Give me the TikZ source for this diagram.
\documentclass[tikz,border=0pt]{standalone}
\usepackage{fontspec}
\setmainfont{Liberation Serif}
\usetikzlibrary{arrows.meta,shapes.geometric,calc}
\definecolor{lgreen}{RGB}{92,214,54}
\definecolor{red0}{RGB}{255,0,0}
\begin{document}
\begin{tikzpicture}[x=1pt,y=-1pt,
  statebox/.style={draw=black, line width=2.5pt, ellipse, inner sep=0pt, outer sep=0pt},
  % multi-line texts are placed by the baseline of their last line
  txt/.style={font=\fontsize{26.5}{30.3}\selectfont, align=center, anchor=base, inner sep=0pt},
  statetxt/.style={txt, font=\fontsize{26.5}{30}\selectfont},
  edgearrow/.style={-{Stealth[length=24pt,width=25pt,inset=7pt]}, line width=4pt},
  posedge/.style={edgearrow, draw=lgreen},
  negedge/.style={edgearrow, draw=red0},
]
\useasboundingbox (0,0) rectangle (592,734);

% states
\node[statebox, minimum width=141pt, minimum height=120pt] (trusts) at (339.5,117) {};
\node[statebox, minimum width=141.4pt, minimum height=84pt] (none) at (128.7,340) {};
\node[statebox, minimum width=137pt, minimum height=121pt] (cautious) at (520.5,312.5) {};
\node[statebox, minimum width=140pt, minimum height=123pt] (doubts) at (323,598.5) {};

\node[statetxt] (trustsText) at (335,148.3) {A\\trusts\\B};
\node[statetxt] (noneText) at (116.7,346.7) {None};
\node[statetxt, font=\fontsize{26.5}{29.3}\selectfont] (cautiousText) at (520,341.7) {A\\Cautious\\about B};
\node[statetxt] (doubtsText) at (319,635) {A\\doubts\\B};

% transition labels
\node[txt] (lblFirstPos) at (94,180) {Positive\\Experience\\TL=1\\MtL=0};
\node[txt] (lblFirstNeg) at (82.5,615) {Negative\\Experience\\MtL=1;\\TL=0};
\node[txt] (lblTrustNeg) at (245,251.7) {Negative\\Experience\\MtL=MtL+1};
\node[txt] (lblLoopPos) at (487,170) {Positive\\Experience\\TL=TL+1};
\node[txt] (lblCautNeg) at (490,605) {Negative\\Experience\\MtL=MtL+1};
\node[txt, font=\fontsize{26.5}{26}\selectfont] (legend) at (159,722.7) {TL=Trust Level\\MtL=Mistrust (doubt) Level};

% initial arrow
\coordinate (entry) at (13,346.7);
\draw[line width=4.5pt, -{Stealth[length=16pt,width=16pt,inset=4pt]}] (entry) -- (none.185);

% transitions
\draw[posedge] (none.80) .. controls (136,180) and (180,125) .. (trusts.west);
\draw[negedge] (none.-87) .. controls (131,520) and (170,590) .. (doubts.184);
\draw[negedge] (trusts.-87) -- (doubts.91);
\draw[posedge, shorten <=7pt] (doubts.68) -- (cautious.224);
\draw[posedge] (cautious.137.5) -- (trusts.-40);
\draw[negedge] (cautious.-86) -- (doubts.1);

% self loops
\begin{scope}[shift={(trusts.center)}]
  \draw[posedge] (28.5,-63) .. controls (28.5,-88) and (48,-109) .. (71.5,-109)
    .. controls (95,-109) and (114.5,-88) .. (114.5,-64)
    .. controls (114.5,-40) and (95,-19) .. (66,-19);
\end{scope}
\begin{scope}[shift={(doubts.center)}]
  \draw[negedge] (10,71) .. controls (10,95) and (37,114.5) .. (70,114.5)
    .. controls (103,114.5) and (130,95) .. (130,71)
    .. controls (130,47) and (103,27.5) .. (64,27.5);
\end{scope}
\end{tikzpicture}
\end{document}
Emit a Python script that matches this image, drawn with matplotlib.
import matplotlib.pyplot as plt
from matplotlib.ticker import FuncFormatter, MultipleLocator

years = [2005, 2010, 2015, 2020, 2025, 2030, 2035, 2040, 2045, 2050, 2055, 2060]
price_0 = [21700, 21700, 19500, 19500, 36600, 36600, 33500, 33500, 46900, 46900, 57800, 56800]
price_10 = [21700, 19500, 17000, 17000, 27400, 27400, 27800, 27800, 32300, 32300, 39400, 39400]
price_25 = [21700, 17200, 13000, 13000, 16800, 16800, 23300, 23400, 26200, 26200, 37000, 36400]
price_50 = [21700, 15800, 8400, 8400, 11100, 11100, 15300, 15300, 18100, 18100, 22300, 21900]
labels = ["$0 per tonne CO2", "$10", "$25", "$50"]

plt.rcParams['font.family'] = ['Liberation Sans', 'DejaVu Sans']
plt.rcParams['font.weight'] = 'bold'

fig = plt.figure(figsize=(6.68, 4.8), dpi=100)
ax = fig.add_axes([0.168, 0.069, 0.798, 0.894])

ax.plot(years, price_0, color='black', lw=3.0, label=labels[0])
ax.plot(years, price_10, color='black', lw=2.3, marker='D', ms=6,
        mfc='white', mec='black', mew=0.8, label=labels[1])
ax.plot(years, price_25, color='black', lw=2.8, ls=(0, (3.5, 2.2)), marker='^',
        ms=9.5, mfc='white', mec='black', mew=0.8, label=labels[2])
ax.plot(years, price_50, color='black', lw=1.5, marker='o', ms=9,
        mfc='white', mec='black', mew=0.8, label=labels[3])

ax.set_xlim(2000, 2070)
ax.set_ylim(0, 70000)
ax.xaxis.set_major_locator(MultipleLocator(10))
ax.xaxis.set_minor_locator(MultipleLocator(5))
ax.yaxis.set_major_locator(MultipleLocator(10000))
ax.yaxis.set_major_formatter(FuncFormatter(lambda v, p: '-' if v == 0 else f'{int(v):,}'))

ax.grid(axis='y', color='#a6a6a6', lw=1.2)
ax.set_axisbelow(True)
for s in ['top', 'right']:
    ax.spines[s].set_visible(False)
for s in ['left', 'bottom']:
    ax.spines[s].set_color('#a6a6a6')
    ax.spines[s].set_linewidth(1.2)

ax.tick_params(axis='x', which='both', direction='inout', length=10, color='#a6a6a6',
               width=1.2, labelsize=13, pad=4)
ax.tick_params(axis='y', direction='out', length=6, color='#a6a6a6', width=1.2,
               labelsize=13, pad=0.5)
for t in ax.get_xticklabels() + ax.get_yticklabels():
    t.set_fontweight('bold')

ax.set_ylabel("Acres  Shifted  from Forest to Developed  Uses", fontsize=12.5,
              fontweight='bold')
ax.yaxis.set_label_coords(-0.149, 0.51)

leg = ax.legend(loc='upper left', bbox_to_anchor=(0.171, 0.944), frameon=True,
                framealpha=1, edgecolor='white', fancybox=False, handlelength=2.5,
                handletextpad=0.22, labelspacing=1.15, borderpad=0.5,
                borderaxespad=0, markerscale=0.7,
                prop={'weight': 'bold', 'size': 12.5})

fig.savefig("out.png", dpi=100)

^^^^

▸ Problem statement
Reproduce each entry exactly, leaving out nothing.

▸ Output below
Give me the TikZ source for this diagram.
\documentclass[tikz,border=0pt]{standalone}
\usepackage{fontspec}
\setmainfont{Liberation Serif}
\usetikzlibrary{arrows.meta,shapes.geometric,calc}
\definecolor{lgreen}{RGB}{92,214,54}
\definecolor{red0}{RGB}{255,0,0}
\begin{document}
\begin{tikzpicture}[x=1pt,y=-1pt,
  statebox/.style={draw=black, line width=2.5pt, ellipse, inner sep=0pt, outer sep=0pt},
  % multi-line texts are placed by the baseline of their last line
  txt/.style={font=\fontsize{26.5}{30.3}\selectfont, align=center, anchor=base, inner sep=0pt},
  statetxt/.style={txt, font=\fontsize{26.5}{30}\selectfont},
  edgearrow/.style={-{Stealth[length=24pt,width=25pt,inset=7pt]}, line width=4pt},
  posedge/.style={edgearrow, draw=lgreen},
  negedge/.style={edgearrow, draw=red0},
]
\useasboundingbox (0,0) rectangle (592,734);

% states
\node[statebox, minimum width=141pt, minimum height=120pt] (trusts) at (339.5,117) {};
\node[statebox, minimum width=141.4pt, minimum height=84pt] (none) at (128.7,340) {};
\node[statebox, minimum width=137pt, minimum height=121pt] (cautious) at (520.5,312.5) {};
\node[statebox, minimum width=140pt, minimum height=123pt] (doubts) at (323,598.5) {};

\node[statetxt] (trustsText) at (335,148.3) {A\\trusts\\B};
\node[statetxt] (noneText) at (116.7,346.7) {None};
\node[statetxt, font=\fontsize{26.5}{29.3}\selectfont] (cautiousText) at (520,341.7) {A\\Cautious\\about B};
\node[statetxt] (doubtsText) at (319,635) {A\\doubts\\B};

% transition labels
\node[txt] (lblFirstPos) at (94,180) {Positive\\Experience\\TL=1\\MtL=0};
\node[txt] (lblFirstNeg) at (82.5,615) {Negative\\Experience\\MtL=1;\\TL=0};
\node[txt] (lblTrustNeg) at (245,251.7) {Negative\\Experience\\MtL=MtL+1};
\node[txt] (lblLoopPos) at (487,170) {Positive\\Experience\\TL=TL+1};
\node[txt] (lblCautNeg) at (490,605) {Negative\\Experience\\MtL=MtL+1};
\node[txt, font=\fontsize{26.5}{26}\selectfont] (legend) at (159,722.7) {TL=Trust Level\\MtL=Mistrust (doubt) Level};

% initial arrow
\coordinate (entry) at (13,346.7);
\draw[line width=4.5pt, -{Stealth[length=16pt,width=16pt,inset=4pt]}] (entry) -- (none.185);

% transitions
\draw[posedge] (none.80) .. controls (136,180) and (180,125) .. (trusts.west);
\draw[negedge] (none.-87) .. controls (131,520) and (170,590) .. (doubts.184);
\draw[negedge] (trusts.-87) -- (doubts.91);
\draw[posedge, shorten <=7pt] (doubts.68) -- (cautious.224);
\draw[posedge] (cautious.137.5) -- (trusts.-40);
\draw[negedge] (cautious.-86) -- (doubts.1);

% self loops
\begin{scope}[shift={(trusts.center)}]
  \draw[posedge] (28.5,-63) .. controls (28.5,-88) and (48,-109) .. (71.5,-109)
    .. controls (95,-109) and (114.5,-88) .. (114.5,-64)
    .. controls (114.5,-40) and (95,-19) .. (66,-19);
\end{scope}
\begin{scope}[shift={(doubts.center)}]
  \draw[negedge] (10,71) .. controls (10,95) and (37,114.5) .. (70,114.5)
    .. controls (103,114.5) and (130,95) .. (130,71)
    .. controls (130,47) and (103,27.5) .. (64,27.5);
\end{scope}
\end{tikzpicture}
\end{document}
Emit a Python script that matches this image, drawn with matplotlib.
import matplotlib.pyplot as plt
from matplotlib.ticker import FuncFormatter, MultipleLocator

years = [2005, 2010, 2015, 2020, 2025, 2030, 2035, 2040, 2045, 2050, 2055, 2060]
price_0 = [21700, 21700, 19500, 19500, 36600, 36600, 33500, 33500, 46900, 46900, 57800, 56800]
price_10 = [21700, 19500, 17000, 17000, 27400, 27400, 27800, 27800, 32300, 32300, 39400, 39400]
price_25 = [21700, 17200, 13000, 13000, 16800, 16800, 23300, 23400, 26200, 26200, 37000, 36400]
price_50 = [21700, 15800, 8400, 8400, 11100, 11100, 15300, 15300, 18100, 18100, 22300, 21900]
labels = ["$0 per tonne CO2", "$10", "$25", "$50"]

plt.rcParams['font.family'] = ['Liberation Sans', 'DejaVu Sans']
plt.rcParams['font.weight'] = 'bold'

fig = plt.figure(figsize=(6.68, 4.8), dpi=100)
ax = fig.add_axes([0.168, 0.069, 0.798, 0.894])

ax.plot(years, price_0, color='black', lw=3.0, label=labels[0])
ax.plot(years, price_10, color='black', lw=2.3, marker='D', ms=6,
        mfc='white', mec='black', mew=0.8, label=labels[1])
ax.plot(years, price_25, color='black', lw=2.8, ls=(0, (3.5, 2.2)), marker='^',
        ms=9.5, mfc='white', mec='black', mew=0.8, label=labels[2])
ax.plot(years, price_50, color='black', lw=1.5, marker='o', ms=9,
        mfc='white', mec='black', mew=0.8, label=labels[3])

ax.set_xlim(2000, 2070)
ax.set_ylim(0, 70000)
ax.xaxis.set_major_locator(MultipleLocator(10))
ax.xaxis.set_minor_locator(MultipleLocator(5))
ax.yaxis.set_major_locator(MultipleLocator(10000))
ax.yaxis.set_major_formatter(FuncFormatter(lambda v, p: '-' if v == 0 else f'{int(v):,}'))

ax.grid(axis='y', color='#a6a6a6', lw=1.2)
ax.set_axisbelow(True)
for s in ['top', 'right']:
    ax.spines[s].set_visible(False)
for s in ['left', 'bottom']:
    ax.spines[s].set_color('#a6a6a6')
    ax.spines[s].set_linewidth(1.2)

ax.tick_params(axis='x', which='both', direction='inout', length=10, color='#a6a6a6',
               width=1.2, labelsize=13, pad=4)
ax.tick_params(axis='y', direction='out', length=6, color='#a6a6a6', width=1.2,
               labelsize=13, pad=0.5)
for t in ax.get_xticklabels() + ax.get_yticklabels():
    t.set_fontweight('bold')

ax.set_ylabel("Acres  Shifted  from Forest to Developed  Uses", fontsize=12.5,
              fontweight='bold')
ax.yaxis.set_label_coords(-0.149, 0.51)

leg = ax.legend(loc='upper left', bbox_to_anchor=(0.171, 0.944), frameon=True,
                framealpha=1, edgecolor='white', fancybox=False, handlelength=2.5,
                handletextpad=0.22, labelspacing=1.15, borderpad=0.5,
                borderaxespad=0, markerscale=0.7,
                prop={'weight': 'bold', 'size': 12.5})

fig.savefig("out.png", dpi=100)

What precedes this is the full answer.